In keeping with societal changes and advancements in the medical field, the Medical College Admission Test (MCAT) will undergo changes in 2015 for the first time since 2007.
The new MCAT will explore ways to add communication skills to the testing experience. It will be divided into four sections; the first three will remain science based while the fourth section will consist of reading passages and questions based on ethics and cross-cultural studies. Section one will regard cellular and molecular biology, section two will cover biochemistry and section three will deal with the behavioral and social sciences.
“The idea is that a good doctor isn’t just someone who just knows science, they should have the instincts of compassion and have the ability to relate to people,” said professor George Briggs, chair of the biology department.
Although the Association of American Medical Colleges will be removing the essay portion of the exam, the new sections will add about 90 minutes to the test, making it approximately 6 1/2 hours long.
Briggs said he agrees with the changes but he also realizes that this might make attaining the course requirements for the pre-med program more difficult than it already is. The changes will take place in 2015, which means students coming in next fall will be affected.
Aside from the original course requirements, it will also be necessary for pre-med students to take certain introductory biochemistry, sociology and psychology classes.
“It might be problematic how the colleges respond to this,” said Briggs.
“By moving in this direction, the AAMC and the medical schools show that they are interested in medical school candidates that understand people, not just scientific details,” said Max Jacobson, a senior biology major who teaches the MCAT class for Kaplan Test Prep at Geneseo. Jacobson said he believes the changes will ultimately have positive effects on the medical field.
According to Jacobson, it is important for employees involved in such a precise and intricate area of hire to also be able to understand how people work according not only to their brain chemistries but also to their cultures and individual characteristics.
Jacobson also said that despite the changes, the main focus of the test would stay the same.

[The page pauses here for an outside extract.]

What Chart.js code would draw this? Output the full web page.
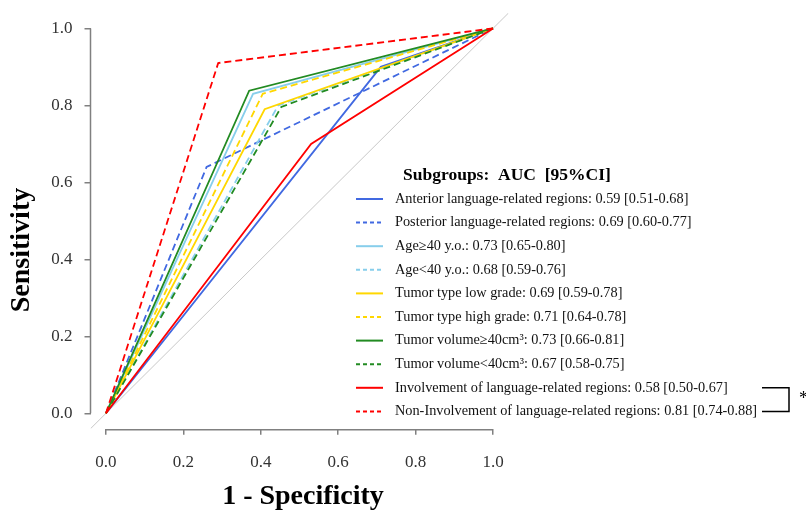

“This is because physicians need to be able to incorporate new details on the fly and make smart decisions,” he said. “Critical thinking is the focus of the old MCAT, and will still remain the focus in the new MCAT,” he said.
According to Jacobson, it is important that workers in the medical field are able to analyze a situation and respond and communicate with the patient appropriately.
Freshman anthropology major Rae Benton is also pre-med student and said that she agrees with the changes to the MCAT.
“In order to be a doctor you need to be able to communicate with all different kinds of people,” Benton said.